The outgoing statesman spoke in conversation with 'New York Times' columnist Thomas Friedman on stage at the World Economic Forum in Davos.

US Secretary of State John Kerry attends the annual meeting of the World Economic Forum (WEF) in Davos, Switzerland, January 17, 2017. (photo credit: REUTERS)
US Secretary of State John Kerry attends the annual meeting of the World Economic Forum (WEF) in Davos, Switzerland, January 17, 2017.
(photo credit: REUTERS)
WASHINGTON – In his final public remarks as secretary of state, John Kerry called Prime Minister Benjamin Netanyahu a friend. But he had a message for the Israeli leader that he explained he has repeatedly offered in private.
“You’re affecting the ability to make peace,” he said. “You’re changing the peace map, and you’re doing it unilaterally. And if you continue to do that, you’re going to have trouble also with us, because our credibility is on the line – we can’t say we’re against settlements and then turn around and turn away from an effort to try to do something about it.”
The outgoing statesman spoke with New York Times columnist Thomas Friedman, who, in their short time on stage at the World Economic Forum in Davos, focused his questions heavily on the issues of climate change and the Israeli-Palestinian conflict. Kerry’s responses were familiar: His only major foreign policy address since the November presidential election has been on this topic, and he is repeatedly pressed on Israel policy, including by CNN’s Christiane Amanpour this week.
John Kerry lays out Mideast peace vision
“Let me say to my friends in Israel that you cannot be a unity state and be democratic and Jewish at the same time. You can’t do it,” he told Friedman, who noted that Kerry has received grief from Israel and the American Jewish community over his address on the topic last month.
“Is it over?” Kerry quipped.
Kerry said that the Obama administration, with his speech and their UN abstention, had intentionally spurred debate over Israel’s future ahead of the inauguration of President-elect Donald Trump – a figure who, by all measures to date, plans a different approach to Israel over its settlement activity.

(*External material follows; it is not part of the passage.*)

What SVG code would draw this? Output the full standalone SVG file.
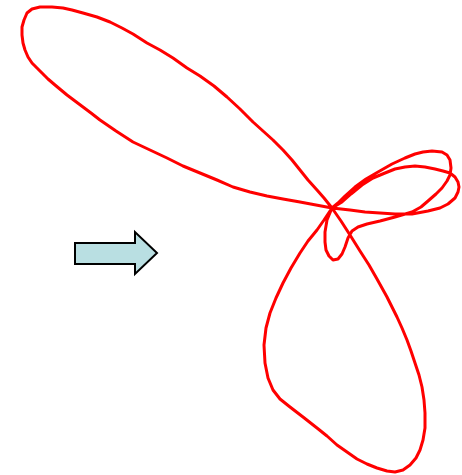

“We saw a process taking place whereby the West Bank is slowly and steadily being eaten up – where municipal boundaries of settlements are expanded well beyond the settlement buildings themselves,” he said. “And if you take all the concentric circles of the municipal boundaries around these settlements, you actually see that most of the West Bank has been reserved for the exclusive use of Israel.”
“It’s a hard thing to be the messenger of truth,” he added, “because it quickly gets distorted into one sentence or one attack.”
Noting that the majority of Israel’s cabinet now opposes a two-state solution, Kerry said that a unitary state would be a “recipe for permanent insurgency, permanent conflict.
“You see 11,000 demolition orders for Palestinian homes right now, and they’re taking place at an increased rate,” he said. “It’s impossible to say that every person you add isn’t a complication when you decide what kind of state you want to have.”
Neither he nor Obama supports an immediate withdrawal of Israel from the West Bank, he said, citing administration concerns for Israel’s security.
But the spirit of the 1993 Oslo Accords – which reserved much of the West Bank for a future Palestinian homeland – is being violated, Kerry argued.
“It really was important for us to make a statement, and frankly, ignite a debate,” Kerry added. “And I think that debate is now on.”